→ **WHAT IS ASKED**: Find all the lines with "this" and gather them.

→ **LISTED ENTRIES**:

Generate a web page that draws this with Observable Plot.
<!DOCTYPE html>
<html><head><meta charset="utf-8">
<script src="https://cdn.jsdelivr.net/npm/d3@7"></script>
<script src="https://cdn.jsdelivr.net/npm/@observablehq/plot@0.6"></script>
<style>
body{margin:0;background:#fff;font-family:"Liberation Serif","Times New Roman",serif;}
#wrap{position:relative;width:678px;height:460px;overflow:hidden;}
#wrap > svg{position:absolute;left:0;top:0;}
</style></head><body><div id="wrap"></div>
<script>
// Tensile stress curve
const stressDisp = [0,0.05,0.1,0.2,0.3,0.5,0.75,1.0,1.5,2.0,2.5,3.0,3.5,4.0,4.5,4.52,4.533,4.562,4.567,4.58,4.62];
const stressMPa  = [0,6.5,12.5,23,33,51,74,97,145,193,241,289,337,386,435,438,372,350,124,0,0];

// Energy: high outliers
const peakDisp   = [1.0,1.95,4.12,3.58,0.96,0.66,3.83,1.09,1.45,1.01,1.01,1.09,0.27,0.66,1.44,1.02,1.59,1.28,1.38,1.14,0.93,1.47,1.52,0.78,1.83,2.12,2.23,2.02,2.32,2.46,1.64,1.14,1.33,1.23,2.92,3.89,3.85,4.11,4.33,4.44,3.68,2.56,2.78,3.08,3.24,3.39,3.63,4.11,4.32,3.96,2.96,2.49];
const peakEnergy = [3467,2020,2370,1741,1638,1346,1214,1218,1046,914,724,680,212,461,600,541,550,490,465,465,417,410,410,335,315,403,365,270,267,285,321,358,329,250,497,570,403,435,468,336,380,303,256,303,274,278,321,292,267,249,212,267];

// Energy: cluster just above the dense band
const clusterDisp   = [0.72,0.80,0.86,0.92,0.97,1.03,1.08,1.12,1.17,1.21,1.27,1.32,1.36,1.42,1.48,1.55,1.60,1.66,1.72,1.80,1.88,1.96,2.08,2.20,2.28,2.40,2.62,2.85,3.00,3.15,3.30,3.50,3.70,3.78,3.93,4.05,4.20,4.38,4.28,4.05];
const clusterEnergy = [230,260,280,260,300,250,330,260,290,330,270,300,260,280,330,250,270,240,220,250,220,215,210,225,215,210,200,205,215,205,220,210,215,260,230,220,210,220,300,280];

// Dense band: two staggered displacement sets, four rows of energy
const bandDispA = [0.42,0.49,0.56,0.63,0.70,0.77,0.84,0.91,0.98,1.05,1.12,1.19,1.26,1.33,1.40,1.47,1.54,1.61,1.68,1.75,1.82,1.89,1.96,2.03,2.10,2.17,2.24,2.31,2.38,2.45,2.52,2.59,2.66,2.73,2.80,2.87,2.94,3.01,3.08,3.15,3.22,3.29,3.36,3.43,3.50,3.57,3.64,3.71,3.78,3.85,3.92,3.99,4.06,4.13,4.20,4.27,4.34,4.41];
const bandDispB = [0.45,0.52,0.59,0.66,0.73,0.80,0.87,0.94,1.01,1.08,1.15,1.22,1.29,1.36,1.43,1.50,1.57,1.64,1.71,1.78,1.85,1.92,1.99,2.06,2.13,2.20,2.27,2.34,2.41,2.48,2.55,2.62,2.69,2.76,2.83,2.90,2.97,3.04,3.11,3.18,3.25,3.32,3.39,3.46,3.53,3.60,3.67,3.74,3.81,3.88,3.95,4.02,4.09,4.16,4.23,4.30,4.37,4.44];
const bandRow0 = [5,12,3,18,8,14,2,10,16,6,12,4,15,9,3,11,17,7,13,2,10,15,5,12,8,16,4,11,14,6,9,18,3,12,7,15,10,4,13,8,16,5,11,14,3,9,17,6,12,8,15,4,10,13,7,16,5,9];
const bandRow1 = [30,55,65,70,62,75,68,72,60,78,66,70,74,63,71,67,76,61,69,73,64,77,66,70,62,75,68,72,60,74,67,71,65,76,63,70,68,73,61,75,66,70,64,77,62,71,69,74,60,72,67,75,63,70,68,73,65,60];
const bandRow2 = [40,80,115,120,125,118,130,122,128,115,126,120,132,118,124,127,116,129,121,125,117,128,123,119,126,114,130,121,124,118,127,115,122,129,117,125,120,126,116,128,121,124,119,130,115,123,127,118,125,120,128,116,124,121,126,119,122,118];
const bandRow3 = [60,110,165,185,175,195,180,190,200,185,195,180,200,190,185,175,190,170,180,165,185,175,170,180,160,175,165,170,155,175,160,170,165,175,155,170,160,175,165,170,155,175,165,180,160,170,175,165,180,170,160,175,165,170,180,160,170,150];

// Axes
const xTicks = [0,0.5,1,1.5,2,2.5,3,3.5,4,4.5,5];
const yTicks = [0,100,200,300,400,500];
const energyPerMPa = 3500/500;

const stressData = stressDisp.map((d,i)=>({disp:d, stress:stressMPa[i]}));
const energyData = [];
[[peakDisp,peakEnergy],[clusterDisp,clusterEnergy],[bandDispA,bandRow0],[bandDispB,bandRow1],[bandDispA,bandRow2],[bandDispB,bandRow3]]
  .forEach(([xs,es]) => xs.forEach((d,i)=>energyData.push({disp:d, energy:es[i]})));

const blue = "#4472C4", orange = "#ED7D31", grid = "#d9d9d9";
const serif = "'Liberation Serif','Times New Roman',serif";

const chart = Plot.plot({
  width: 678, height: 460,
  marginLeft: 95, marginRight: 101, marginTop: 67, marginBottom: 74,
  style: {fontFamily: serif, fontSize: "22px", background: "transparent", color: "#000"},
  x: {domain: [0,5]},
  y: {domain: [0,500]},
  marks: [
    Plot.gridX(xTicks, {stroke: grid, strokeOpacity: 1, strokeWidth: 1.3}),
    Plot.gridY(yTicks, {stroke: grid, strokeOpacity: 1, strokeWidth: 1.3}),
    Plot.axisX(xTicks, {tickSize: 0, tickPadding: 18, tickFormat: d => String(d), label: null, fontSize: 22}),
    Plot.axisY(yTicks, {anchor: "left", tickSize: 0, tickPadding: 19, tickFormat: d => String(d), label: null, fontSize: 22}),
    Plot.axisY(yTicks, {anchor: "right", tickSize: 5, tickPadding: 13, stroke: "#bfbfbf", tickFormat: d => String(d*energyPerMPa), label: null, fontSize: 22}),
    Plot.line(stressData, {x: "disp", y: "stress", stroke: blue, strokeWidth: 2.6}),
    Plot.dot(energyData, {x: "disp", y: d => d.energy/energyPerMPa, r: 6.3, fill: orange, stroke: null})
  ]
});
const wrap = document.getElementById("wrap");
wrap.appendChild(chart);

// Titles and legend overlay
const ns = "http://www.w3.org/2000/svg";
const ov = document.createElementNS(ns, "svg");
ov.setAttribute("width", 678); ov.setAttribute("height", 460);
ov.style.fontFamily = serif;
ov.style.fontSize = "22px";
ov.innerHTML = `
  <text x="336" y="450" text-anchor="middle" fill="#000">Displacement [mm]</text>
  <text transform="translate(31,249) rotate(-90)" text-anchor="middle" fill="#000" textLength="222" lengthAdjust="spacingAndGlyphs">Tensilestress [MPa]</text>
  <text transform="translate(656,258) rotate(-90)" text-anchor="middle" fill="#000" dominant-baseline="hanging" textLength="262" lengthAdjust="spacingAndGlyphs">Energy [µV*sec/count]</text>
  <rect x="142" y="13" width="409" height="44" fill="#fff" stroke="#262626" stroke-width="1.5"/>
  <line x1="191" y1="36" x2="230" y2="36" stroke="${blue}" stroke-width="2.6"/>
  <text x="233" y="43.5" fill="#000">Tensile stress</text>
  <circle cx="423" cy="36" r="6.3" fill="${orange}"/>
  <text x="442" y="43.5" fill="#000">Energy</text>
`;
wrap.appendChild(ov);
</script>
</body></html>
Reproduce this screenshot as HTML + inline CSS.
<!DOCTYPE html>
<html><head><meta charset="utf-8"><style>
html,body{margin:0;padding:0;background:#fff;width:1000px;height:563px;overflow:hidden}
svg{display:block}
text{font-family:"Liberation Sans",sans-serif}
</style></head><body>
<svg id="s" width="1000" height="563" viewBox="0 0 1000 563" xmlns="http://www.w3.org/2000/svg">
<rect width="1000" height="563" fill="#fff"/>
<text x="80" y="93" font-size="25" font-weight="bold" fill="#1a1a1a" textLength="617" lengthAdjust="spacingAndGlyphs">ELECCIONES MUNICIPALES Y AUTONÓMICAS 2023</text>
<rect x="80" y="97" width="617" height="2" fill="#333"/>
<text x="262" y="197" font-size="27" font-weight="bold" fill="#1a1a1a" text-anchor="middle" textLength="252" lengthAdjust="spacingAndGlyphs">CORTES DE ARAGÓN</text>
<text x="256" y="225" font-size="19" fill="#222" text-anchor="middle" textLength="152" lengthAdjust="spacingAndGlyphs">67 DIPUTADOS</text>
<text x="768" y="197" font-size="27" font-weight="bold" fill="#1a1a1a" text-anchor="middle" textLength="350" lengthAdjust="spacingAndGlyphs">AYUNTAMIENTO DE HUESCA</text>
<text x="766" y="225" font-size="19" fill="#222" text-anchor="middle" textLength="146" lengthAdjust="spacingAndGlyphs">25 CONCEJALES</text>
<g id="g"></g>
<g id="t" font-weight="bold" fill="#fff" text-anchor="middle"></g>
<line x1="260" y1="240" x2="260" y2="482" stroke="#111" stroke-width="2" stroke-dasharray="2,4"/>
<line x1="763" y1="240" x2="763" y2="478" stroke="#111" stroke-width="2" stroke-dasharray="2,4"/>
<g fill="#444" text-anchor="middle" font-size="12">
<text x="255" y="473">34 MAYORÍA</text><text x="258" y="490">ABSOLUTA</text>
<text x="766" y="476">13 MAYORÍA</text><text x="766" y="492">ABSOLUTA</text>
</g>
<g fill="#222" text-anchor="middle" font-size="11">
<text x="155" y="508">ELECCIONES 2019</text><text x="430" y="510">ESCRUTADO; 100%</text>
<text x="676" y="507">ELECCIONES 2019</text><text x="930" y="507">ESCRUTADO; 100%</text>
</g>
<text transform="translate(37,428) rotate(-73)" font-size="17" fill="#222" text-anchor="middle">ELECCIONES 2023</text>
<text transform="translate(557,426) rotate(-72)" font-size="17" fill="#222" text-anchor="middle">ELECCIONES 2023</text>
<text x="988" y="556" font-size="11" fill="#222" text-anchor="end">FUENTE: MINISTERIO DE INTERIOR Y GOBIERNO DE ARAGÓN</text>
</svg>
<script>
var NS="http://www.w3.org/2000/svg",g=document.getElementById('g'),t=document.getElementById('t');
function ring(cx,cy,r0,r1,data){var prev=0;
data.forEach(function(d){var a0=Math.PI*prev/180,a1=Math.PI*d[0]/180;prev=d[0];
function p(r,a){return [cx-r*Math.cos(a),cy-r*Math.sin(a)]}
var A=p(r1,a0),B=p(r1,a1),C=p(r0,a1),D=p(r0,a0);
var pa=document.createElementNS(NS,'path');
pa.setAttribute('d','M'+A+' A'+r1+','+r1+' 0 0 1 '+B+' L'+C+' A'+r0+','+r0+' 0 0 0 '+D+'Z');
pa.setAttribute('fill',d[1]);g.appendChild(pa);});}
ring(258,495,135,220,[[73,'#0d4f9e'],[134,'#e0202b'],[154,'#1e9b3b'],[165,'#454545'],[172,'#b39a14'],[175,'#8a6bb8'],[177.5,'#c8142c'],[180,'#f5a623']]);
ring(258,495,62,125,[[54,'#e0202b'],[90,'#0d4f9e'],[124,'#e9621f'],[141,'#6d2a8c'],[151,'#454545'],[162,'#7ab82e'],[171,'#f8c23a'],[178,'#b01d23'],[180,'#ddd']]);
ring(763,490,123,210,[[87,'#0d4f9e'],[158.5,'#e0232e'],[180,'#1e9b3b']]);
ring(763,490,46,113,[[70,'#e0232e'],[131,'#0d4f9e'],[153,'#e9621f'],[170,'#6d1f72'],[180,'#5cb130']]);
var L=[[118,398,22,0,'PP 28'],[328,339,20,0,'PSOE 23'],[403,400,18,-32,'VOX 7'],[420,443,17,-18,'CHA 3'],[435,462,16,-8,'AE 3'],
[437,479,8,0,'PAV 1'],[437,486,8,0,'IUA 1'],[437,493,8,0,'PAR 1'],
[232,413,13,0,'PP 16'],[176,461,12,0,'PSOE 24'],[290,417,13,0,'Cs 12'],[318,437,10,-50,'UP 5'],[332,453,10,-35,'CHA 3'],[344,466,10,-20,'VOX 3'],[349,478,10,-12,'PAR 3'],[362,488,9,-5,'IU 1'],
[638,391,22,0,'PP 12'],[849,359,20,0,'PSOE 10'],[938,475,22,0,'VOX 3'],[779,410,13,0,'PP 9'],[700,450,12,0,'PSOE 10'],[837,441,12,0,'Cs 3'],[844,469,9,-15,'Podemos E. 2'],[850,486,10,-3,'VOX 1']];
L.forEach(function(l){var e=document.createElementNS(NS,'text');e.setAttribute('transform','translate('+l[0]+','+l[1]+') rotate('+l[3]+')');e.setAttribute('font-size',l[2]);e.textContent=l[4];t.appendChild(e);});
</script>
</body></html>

→ **REPLY**:
Generate a web page that draws this with Observable Plot.
Reproduce this screenshot as HTML + inline CSS.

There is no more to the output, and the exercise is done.